* SET PROBLEM
All of the listing below must be repeated word for word. Pictures are the only thing to omit.

* DATA EXTRACT
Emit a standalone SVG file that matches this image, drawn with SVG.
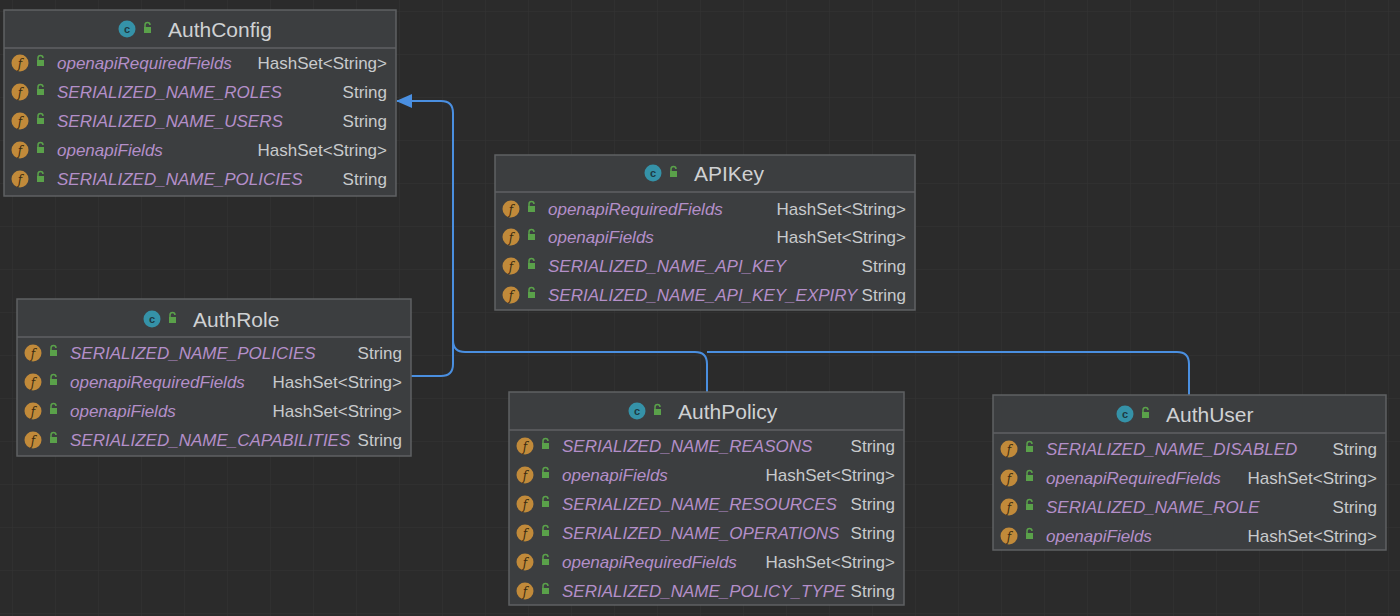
<svg xmlns="http://www.w3.org/2000/svg" width="1400" height="616" viewBox="0 0 1400 616">
<defs>
<pattern id="grid" width="43" height="43" patternUnits="userSpaceOnUse" x="13" y="12"><path d="M43 0V43H0" fill="none" stroke="#343434" stroke-width="1"/></pattern>
<marker id="arr" markerWidth="16" markerHeight="14" refX="15" refY="7" orient="auto" markerUnits="userSpaceOnUse"><path d="M0 0L16 7L0 14Z" fill="#4a8fe0"/></marker>
<g id="fi"><circle cx="0" cy="0" r="8.5" fill="#c18a3a"/><text x="0" y="4.5" font-size="12" text-anchor="middle" fill="#3a2a10" font-family="DejaVu Serif, serif" font-style="italic">f</text><rect x="17" y="-3" width="7" height="6" fill="#5aa14a"/><path d="M18 -3v-2a2.5 2.5 0 0 1 5 0" fill="none" stroke="#5aa14a" stroke-width="1.5"/></g>
<g id="ci"><circle cx="0" cy="0" r="8.5" fill="#3592a8"/><text x="0" y="4" font-size="11" text-anchor="middle" fill="#1d3a44" font-family="Liberation Sans, sans-serif" font-weight="bold">c</text><rect x="17" y="-2" width="7" height="6" fill="#5aa14a"/><path d="M18 -2v-2a2.5 2.5 0 0 1 5 0" fill="none" stroke="#5aa14a" stroke-width="1.5"/></g>
</defs>
<style>
.box{fill:#3c3e40;stroke:#5f6163;stroke-width:1.5}
.sep{stroke:#5f6163;stroke-width:1.5}
.t{font-family:"Liberation Sans",Arial,sans-serif;font-size:21px;fill:#cfd1d3}
.n{font-family:"Liberation Sans",Arial,sans-serif;font-size:17px;font-style:italic;fill:#b48fc9}
.ty{font-family:"Liberation Sans",Arial,sans-serif;font-size:17px;fill:#c8cacc;text-anchor:end}
.c{fill:none;stroke:#4a8fe0;stroke-width:2}
</style>
<rect width="1400" height="616" fill="#2b2b2b"/>
<rect width="1400" height="616" fill="url(#grid)"/>
<g id="connectors">
<path class="c" d="M411 376H441Q453 376 453 364V113Q453 101 441 101H397" marker-end="url(#arr)"/>
<path class="c" d="M707 392V364Q707 352 695 352H465Q453 352 453 340"/>
<path class="c" d="M1189 395V364Q1189 352 1177 352H707"/>
</g>
<g id="AuthConfig">
<rect class="box" x="4" y="10" width="392" height="186"/>
<line class="sep" x1="4" y1="48" x2="396" y2="48"/>
<use href="#ci" x="127" y="29"/><text class="t" x="168" y="37">AuthConfig</text>
<use href="#fi" x="20" y="63"/><text class="n" x="57" y="69">openapiRequiredFields</text><text class="ty" x="387" y="69">HashSet&lt;String&gt;</text>
<use href="#fi" x="20" y="92"/><text class="n" x="57" y="98">SERIALIZED_NAME_ROLES</text><text class="ty" x="387" y="98">String</text>
<use href="#fi" x="20" y="121"/><text class="n" x="57" y="127">SERIALIZED_NAME_USERS</text><text class="ty" x="387" y="127">String</text>
<use href="#fi" x="20" y="150"/><text class="n" x="57" y="156">openapiFields</text><text class="ty" x="387" y="156">HashSet&lt;String&gt;</text>
<use href="#fi" x="20" y="179"/><text class="n" x="57" y="185">SERIALIZED_NAME_POLICIES</text><text class="ty" x="387" y="185">String</text>
</g>
<g id="APIKey">
<rect class="box" x="495" y="155" width="420" height="155"/>
<line class="sep" x1="495" y1="192" x2="915" y2="192"/>
<use href="#ci" x="653" y="173"/><text class="t" x="694" y="181">APIKey</text>
<use href="#fi" x="511" y="209"/><text class="n" x="548" y="215">openapiRequiredFields</text><text class="ty" x="906" y="215">HashSet&lt;String&gt;</text>
<use href="#fi" x="511" y="237"/><text class="n" x="548" y="243">openapiFields</text><text class="ty" x="906" y="243">HashSet&lt;String&gt;</text>
<use href="#fi" x="511" y="266"/><text class="n" x="548" y="272">SERIALIZED_NAME_API_KEY</text><text class="ty" x="906" y="272">String</text>
<use href="#fi" x="511" y="295"/><text class="n" x="548" y="301">SERIALIZED_NAME_API_KEY_EXPIRY</text><text class="ty" x="906" y="301">String</text>
</g>
<g id="AuthRole">
<rect class="box" x="17" y="299" width="394" height="157"/>
<line class="sep" x1="17" y1="337" x2="411" y2="337"/>
<use href="#ci" x="152" y="319"/><text class="t" x="193" y="327">AuthRole</text>
<use href="#fi" x="33" y="353"/><text class="n" x="70" y="359">SERIALIZED_NAME_POLICIES</text><text class="ty" x="402" y="359">String</text>
<use href="#fi" x="33" y="382"/><text class="n" x="70" y="388">openapiRequiredFields</text><text class="ty" x="402" y="388">HashSet&lt;String&gt;</text>
<use href="#fi" x="33" y="411"/><text class="n" x="70" y="417">openapiFields</text><text class="ty" x="402" y="417">HashSet&lt;String&gt;</text>
<use href="#fi" x="33" y="440"/><text class="n" x="70" y="446">SERIALIZED_NAME_CAPABILITIES</text><text class="ty" x="402" y="446">String</text>
</g>
<g id="AuthPolicy">
<rect class="box" x="509" y="392" width="395" height="213"/>
<line class="sep" x1="509" y1="430" x2="904" y2="430"/>
<use href="#ci" x="637" y="411"/><text class="t" x="678" y="419">AuthPolicy</text>
<use href="#fi" x="525" y="446"/><text class="n" x="562" y="452">SERIALIZED_NAME_REASONS</text><text class="ty" x="895" y="452">String</text>
<use href="#fi" x="525" y="475"/><text class="n" x="562" y="481">openapiFields</text><text class="ty" x="895" y="481">HashSet&lt;String&gt;</text>
<use href="#fi" x="525" y="504"/><text class="n" x="562" y="510">SERIALIZED_NAME_RESOURCES</text><text class="ty" x="895" y="510">String</text>
<use href="#fi" x="525" y="533"/><text class="n" x="562" y="539">SERIALIZED_NAME_OPERATIONS</text><text class="ty" x="895" y="539">String</text>
<use href="#fi" x="525" y="562"/><text class="n" x="562" y="568">openapiRequiredFields</text><text class="ty" x="895" y="568">HashSet&lt;String&gt;</text>
<use href="#fi" x="525" y="591"/><text class="n" x="562" y="597">SERIALIZED_NAME_POLICY_TYPE</text><text class="ty" x="895" y="597">String</text>
</g>
<g id="AuthUser">
<rect class="box" x="993" y="395" width="393" height="155"/>
<line class="sep" x1="993" y1="433" x2="1386" y2="433"/>
<use href="#ci" x="1125" y="414"/><text class="t" x="1166" y="422">AuthUser</text>
<use href="#fi" x="1009" y="449"/><text class="n" x="1046" y="455">SERIALIZED_NAME_DISABLED</text><text class="ty" x="1377" y="455">String</text>
<use href="#fi" x="1009" y="478"/><text class="n" x="1046" y="484">openapiRequiredFields</text><text class="ty" x="1377" y="484">HashSet&lt;String&gt;</text>
<use href="#fi" x="1009" y="507"/><text class="n" x="1046" y="513">SERIALIZED_NAME_ROLE</text><text class="ty" x="1377" y="513">String</text>
<use href="#fi" x="1009" y="536"/><text class="n" x="1046" y="542">openapiFields</text><text class="ty" x="1377" y="542">HashSet&lt;String&gt;</text>
</g>
</svg>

* OUTPUT BELOW
Emit a standalone SVG file that matches this image, drawn with SVG.
<svg xmlns="http://www.w3.org/2000/svg" width="1400" height="616" viewBox="0 0 1400 616">
<defs>
<pattern id="grid" width="43" height="43" patternUnits="userSpaceOnUse" x="13" y="12"><path d="M43 0V43H0" fill="none" stroke="#343434" stroke-width="1"/></pattern>
<marker id="arr" markerWidth="16" markerHeight="14" refX="15" refY="7" orient="auto" markerUnits="userSpaceOnUse"><path d="M0 0L16 7L0 14Z" fill="#4a8fe0"/></marker>
<g id="fi"><circle cx="0" cy="0" r="8.5" fill="#c18a3a"/><text x="0" y="4.5" font-size="12" text-anchor="middle" fill="#3a2a10" font-family="DejaVu Serif, serif" font-style="italic">f</text><rect x="17" y="-3" width="7" height="6" fill="#5aa14a"/><path d="M18 -3v-2a2.5 2.5 0 0 1 5 0" fill="none" stroke="#5aa14a" stroke-width="1.5"/></g>
<g id="ci"><circle cx="0" cy="0" r="8.5" fill="#3592a8"/><text x="0" y="4" font-size="11" text-anchor="middle" fill="#1d3a44" font-family="Liberation Sans, sans-serif" font-weight="bold">c</text><rect x="17" y="-2" width="7" height="6" fill="#5aa14a"/><path d="M18 -2v-2a2.5 2.5 0 0 1 5 0" fill="none" stroke="#5aa14a" stroke-width="1.5"/></g>
</defs>
<style>
.box{fill:#3c3e40;stroke:#5f6163;stroke-width:1.5}
.sep{stroke:#5f6163;stroke-width:1.5}
.t{font-family:"Liberation Sans",Arial,sans-serif;font-size:21px;fill:#cfd1d3}
.n{font-family:"Liberation Sans",Arial,sans-serif;font-size:17px;font-style:italic;fill:#b48fc9}
.ty{font-family:"Liberation Sans",Arial,sans-serif;font-size:17px;fill:#c8cacc;text-anchor:end}
.c{fill:none;stroke:#4a8fe0;stroke-width:2}
</style>
<rect width="1400" height="616" fill="#2b2b2b"/>
<rect width="1400" height="616" fill="url(#grid)"/>
<g id="connectors">
<path class="c" d="M411 376H441Q453 376 453 364V113Q453 101 441 101H397" marker-end="url(#arr)"/>
<path class="c" d="M707 392V364Q707 352 695 352H465Q453 352 453 340"/>
<path class="c" d="M1189 395V364Q1189 352 1177 352H707"/>
</g>
<g id="AuthConfig">
<rect class="box" x="4" y="10" width="392" height="186"/>
<line class="sep" x1="4" y1="48" x2="396" y2="48"/>
<use href="#ci" x="127" y="29"/><text class="t" x="168" y="37">AuthConfig</text>
<use href="#fi" x="20" y="63"/><text class="n" x="57" y="69">openapiRequiredFields</text><text class="ty" x="387" y="69">HashSet&lt;String&gt;</text>
<use href="#fi" x="20" y="92"/><text class="n" x="57" y="98">SERIALIZED_NAME_ROLES</text><text class="ty" x="387" y="98">String</text>
<use href="#fi" x="20" y="121"/><text class="n" x="57" y="127">SERIALIZED_NAME_USERS</text><text class="ty" x="387" y="127">String</text>
<use href="#fi" x="20" y="150"/><text class="n" x="57" y="156">openapiFields</text><text class="ty" x="387" y="156">HashSet&lt;String&gt;</text>
<use href="#fi" x="20" y="179"/><text class="n" x="57" y="185">SERIALIZED_NAME_POLICIES</text><text class="ty" x="387" y="185">String</text>
</g>
<g id="APIKey">
<rect class="box" x="495" y="155" width="420" height="155"/>
<line class="sep" x1="495" y1="192" x2="915" y2="192"/>
<use href="#ci" x="653" y="173"/><text class="t" x="694" y="181">APIKey</text>
<use href="#fi" x="511" y="209"/><text class="n" x="548" y="215">openapiRequiredFields</text><text class="ty" x="906" y="215">HashSet&lt;String&gt;</text>
<use href="#fi" x="511" y="237"/><text class="n" x="548" y="243">openapiFields</text><text class="ty" x="906" y="243">HashSet&lt;String&gt;</text>
<use href="#fi" x="511" y="266"/><text class="n" x="548" y="272">SERIALIZED_NAME_API_KEY</text><text class="ty" x="906" y="272">String</text>
<use href="#fi" x="511" y="295"/><text class="n" x="548" y="301">SERIALIZED_NAME_API_KEY_EXPIRY</text><text class="ty" x="906" y="301">String</text>
</g>
<g id="AuthRole">
<rect class="box" x="17" y="299" width="394" height="157"/>
<line class="sep" x1="17" y1="337" x2="411" y2="337"/>
<use href="#ci" x="152" y="319"/><text class="t" x="193" y="327">AuthRole</text>
<use href="#fi" x="33" y="353"/><text class="n" x="70" y="359">SERIALIZED_NAME_POLICIES</text><text class="ty" x="402" y="359">String</text>
<use href="#fi" x="33" y="382"/><text class="n" x="70" y="388">openapiRequiredFields</text><text class="ty" x="402" y="388">HashSet&lt;String&gt;</text>
<use href="#fi" x="33" y="411"/><text class="n" x="70" y="417">openapiFields</text><text class="ty" x="402" y="417">HashSet&lt;String&gt;</text>
<use href="#fi" x="33" y="440"/><text class="n" x="70" y="446">SERIALIZED_NAME_CAPABILITIES</text><text class="ty" x="402" y="446">String</text>
</g>
<g id="AuthPolicy">
<rect class="box" x="509" y="392" width="395" height="213"/>
<line class="sep" x1="509" y1="430" x2="904" y2="430"/>
<use href="#ci" x="637" y="411"/><text class="t" x="678" y="419">AuthPolicy</text>
<use href="#fi" x="525" y="446"/><text class="n" x="562" y="452">SERIALIZED_NAME_REASONS</text><text class="ty" x="895" y="452">String</text>
<use href="#fi" x="525" y="475"/><text class="n" x="562" y="481">openapiFields</text><text class="ty" x="895" y="481">HashSet&lt;String&gt;</text>
<use href="#fi" x="525" y="504"/><text class="n" x="562" y="510">SERIALIZED_NAME_RESOURCES</text><text class="ty" x="895" y="510">String</text>
<use href="#fi" x="525" y="533"/><text class="n" x="562" y="539">SERIALIZED_NAME_OPERATIONS</text><text class="ty" x="895" y="539">String</text>
<use href="#fi" x="525" y="562"/><text class="n" x="562" y="568">openapiRequiredFields</text><text class="ty" x="895" y="568">HashSet&lt;String&gt;</text>
<use href="#fi" x="525" y="591"/><text class="n" x="562" y="597">SERIALIZED_NAME_POLICY_TYPE</text><text class="ty" x="895" y="597">String</text>
</g>
<g id="AuthUser">
<rect class="box" x="993" y="395" width="393" height="155"/>
<line class="sep" x1="993" y1="433" x2="1386" y2="433"/>
<use href="#ci" x="1125" y="414"/><text class="t" x="1166" y="422">AuthUser</text>
<use href="#fi" x="1009" y="449"/><text class="n" x="1046" y="455">SERIALIZED_NAME_DISABLED</text><text class="ty" x="1377" y="455">String</text>
<use href="#fi" x="1009" y="478"/><text class="n" x="1046" y="484">openapiRequiredFields</text><text class="ty" x="1377" y="484">HashSet&lt;String&gt;</text>
<use href="#fi" x="1009" y="507"/><text class="n" x="1046" y="513">SERIALIZED_NAME_ROLE</text><text class="ty" x="1377" y="513">String</text>
<use href="#fi" x="1009" y="536"/><text class="n" x="1046" y="542">openapiFields</text><text class="ty" x="1377" y="542">HashSet&lt;String&gt;</text>
</g>
</svg>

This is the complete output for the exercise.